Symmetry Non-Restoration via Order 10^{-10} B and L Asymmetries
John McDonald (U. of Glasgow)

TL;DR
This paper demonstrates that a small baryon asymmetry combined with low reheating temperatures can prevent symmetry restoration after inflation, potentially solving cosmological domain wall issues.
Contribution
It shows that symmetry non-restoration at high temperatures is achievable with observed baryon asymmetry if the reheating temperature is sufficiently low, around 1 GeV.
Findings
Symmetry non-restoration occurs at T_R ≤ 1 GeV with n_B/s ≈ 10^{-10}.
This mechanism can solve the Z_3 domain wall problem in NMSSM.
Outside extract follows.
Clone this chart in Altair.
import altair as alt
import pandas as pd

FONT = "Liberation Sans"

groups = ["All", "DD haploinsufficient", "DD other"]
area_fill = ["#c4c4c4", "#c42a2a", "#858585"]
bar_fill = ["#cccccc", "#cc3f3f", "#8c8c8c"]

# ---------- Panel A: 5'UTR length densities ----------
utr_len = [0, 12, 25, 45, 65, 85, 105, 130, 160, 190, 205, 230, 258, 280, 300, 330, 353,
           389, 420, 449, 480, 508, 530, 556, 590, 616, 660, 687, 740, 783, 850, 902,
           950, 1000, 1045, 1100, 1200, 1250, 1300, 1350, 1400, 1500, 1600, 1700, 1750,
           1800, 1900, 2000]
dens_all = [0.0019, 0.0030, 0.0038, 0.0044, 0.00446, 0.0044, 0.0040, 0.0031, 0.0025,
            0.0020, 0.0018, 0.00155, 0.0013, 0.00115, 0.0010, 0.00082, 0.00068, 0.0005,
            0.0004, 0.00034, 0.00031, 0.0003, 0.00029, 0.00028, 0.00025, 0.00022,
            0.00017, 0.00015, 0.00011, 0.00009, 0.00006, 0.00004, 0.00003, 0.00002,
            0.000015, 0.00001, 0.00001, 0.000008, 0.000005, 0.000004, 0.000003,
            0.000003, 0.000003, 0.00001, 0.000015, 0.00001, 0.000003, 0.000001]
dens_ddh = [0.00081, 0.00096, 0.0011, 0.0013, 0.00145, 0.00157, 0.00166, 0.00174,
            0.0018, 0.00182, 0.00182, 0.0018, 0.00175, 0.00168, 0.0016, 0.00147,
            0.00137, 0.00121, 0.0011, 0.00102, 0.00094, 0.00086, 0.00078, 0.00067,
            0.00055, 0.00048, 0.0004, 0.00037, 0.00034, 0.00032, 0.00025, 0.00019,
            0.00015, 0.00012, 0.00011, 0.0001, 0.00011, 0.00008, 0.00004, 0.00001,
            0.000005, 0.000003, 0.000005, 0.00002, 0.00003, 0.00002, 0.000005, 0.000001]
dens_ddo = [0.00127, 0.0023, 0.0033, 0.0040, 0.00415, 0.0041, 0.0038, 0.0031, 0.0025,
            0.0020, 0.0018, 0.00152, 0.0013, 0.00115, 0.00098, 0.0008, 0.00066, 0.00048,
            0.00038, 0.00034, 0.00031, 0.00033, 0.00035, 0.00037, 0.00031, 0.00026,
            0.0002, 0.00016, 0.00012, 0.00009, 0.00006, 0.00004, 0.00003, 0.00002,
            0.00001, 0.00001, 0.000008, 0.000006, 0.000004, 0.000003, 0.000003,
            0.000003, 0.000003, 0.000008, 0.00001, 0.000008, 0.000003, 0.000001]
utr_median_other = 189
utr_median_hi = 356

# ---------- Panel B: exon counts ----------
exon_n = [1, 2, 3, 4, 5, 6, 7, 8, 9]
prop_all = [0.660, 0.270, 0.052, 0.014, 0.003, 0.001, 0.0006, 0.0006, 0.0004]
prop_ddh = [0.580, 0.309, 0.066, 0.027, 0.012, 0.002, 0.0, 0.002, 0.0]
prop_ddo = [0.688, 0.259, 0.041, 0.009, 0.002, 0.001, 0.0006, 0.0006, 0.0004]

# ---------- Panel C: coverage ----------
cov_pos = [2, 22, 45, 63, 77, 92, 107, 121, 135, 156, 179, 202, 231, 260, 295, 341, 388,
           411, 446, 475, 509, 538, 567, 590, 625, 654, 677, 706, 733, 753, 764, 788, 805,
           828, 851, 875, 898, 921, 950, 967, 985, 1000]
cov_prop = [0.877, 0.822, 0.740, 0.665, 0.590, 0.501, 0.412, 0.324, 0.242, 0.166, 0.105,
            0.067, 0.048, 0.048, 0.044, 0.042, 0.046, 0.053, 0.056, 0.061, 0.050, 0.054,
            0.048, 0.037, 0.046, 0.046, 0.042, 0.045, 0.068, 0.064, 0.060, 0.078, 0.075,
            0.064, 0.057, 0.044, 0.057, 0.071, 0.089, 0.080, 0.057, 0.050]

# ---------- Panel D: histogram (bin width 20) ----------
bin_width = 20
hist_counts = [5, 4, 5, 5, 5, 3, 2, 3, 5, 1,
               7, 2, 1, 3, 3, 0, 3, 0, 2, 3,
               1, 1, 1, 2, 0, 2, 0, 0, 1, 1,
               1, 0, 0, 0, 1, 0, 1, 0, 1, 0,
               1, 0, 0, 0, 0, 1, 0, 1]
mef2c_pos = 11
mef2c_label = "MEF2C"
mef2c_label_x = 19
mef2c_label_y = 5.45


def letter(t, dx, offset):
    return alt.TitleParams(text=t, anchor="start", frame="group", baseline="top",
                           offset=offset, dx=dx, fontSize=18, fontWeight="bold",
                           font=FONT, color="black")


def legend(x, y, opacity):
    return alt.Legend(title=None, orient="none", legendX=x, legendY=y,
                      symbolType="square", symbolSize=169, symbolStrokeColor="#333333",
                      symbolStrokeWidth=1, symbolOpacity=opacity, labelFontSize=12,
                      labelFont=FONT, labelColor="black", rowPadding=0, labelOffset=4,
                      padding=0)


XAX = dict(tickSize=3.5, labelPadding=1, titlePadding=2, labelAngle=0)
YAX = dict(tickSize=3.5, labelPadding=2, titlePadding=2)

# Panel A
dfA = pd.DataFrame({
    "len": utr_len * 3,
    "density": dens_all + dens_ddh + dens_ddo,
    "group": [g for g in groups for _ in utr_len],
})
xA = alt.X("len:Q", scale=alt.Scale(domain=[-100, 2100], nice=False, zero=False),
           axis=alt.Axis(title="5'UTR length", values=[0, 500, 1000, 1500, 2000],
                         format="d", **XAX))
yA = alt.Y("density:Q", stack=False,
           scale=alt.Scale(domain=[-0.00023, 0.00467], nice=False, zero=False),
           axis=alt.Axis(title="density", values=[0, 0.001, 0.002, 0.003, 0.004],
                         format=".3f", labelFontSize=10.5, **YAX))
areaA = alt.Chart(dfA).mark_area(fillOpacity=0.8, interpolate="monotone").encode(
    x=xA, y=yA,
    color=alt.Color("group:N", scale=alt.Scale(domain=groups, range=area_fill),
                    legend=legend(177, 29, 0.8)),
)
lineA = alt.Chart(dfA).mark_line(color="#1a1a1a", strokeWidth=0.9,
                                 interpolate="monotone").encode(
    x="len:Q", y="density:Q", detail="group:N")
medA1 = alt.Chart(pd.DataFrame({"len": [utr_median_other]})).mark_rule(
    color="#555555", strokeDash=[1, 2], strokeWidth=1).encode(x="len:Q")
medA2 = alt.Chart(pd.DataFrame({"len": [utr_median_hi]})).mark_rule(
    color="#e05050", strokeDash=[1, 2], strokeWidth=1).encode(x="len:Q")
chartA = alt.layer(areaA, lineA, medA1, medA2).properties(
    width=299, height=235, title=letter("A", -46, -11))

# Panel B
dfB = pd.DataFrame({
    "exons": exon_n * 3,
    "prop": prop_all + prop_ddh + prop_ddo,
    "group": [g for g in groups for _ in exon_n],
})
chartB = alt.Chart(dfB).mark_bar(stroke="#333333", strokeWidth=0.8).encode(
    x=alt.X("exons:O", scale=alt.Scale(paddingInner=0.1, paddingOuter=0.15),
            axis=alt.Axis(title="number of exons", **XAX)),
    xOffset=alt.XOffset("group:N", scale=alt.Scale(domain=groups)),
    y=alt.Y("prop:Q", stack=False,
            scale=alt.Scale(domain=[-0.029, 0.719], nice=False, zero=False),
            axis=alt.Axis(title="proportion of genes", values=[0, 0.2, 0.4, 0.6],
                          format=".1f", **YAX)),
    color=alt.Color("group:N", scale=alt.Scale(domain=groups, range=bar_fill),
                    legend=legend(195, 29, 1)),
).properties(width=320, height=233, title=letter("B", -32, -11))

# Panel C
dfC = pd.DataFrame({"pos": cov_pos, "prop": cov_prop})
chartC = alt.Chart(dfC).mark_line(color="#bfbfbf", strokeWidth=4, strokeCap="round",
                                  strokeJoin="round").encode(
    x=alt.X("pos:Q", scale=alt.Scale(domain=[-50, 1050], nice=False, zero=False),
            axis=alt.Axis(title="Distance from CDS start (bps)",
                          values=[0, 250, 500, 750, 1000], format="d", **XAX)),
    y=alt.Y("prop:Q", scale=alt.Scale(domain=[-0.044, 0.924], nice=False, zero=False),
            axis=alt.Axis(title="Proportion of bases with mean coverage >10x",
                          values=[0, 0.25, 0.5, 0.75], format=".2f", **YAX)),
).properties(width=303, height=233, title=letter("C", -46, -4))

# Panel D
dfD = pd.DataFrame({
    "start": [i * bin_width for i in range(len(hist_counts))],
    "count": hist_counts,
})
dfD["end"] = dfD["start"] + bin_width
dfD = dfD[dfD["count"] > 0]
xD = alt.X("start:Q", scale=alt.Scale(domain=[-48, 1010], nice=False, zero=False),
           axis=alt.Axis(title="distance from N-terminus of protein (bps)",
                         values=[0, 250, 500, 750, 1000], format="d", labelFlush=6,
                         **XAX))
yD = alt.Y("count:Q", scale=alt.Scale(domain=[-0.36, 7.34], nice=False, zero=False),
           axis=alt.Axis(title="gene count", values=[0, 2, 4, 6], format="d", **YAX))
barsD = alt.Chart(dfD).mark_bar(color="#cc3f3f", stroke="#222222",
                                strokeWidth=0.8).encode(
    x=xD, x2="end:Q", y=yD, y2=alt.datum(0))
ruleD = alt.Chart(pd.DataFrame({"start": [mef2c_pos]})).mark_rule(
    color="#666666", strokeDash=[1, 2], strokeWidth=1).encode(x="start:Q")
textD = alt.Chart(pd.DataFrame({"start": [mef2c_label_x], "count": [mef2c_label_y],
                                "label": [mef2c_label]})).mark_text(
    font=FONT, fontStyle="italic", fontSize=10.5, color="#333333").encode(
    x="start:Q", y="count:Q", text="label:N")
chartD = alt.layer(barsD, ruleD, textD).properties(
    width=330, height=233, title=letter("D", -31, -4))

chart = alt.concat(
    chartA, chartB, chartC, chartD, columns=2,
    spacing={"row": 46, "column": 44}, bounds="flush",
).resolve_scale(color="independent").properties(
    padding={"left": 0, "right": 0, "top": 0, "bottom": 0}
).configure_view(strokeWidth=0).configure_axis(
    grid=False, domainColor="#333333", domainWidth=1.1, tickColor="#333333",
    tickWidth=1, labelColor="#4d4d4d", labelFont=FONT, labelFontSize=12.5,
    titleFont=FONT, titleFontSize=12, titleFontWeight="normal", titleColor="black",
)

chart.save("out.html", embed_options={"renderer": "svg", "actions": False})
Low reheating temperatures align with Affleck-Dine baryogenesis predictions.
Abstract
It has been observed that a large lepton asymmetry, n_{L}/s \approx 0.1, can prevent the Higgs expectation value from going to zero at high temperature, resulting in the non-restoration of the SU(2)XU(1) gauge symmetry and other symmetries. This could allow for the elimination of domain walls and other dangerous topological defects. Here we show that if the reheating temperature after inflation, T_{R}, is sufficiently low then symmetry non-restoration will occur with an asymmetry of the order of the observed baryon asymmetry, n_{B}/s \approx 10^{-10}. For this to occur T_{R} \leq 1 GeV is necessary. Remarkably, this happens to be the reheating temperature expected in Affleck-Dine baryogenesis along a d=6 flat direction of the MSSM. As an example, we show that this can neatly solve the Z_{3} domain wall problem of the NMSSM.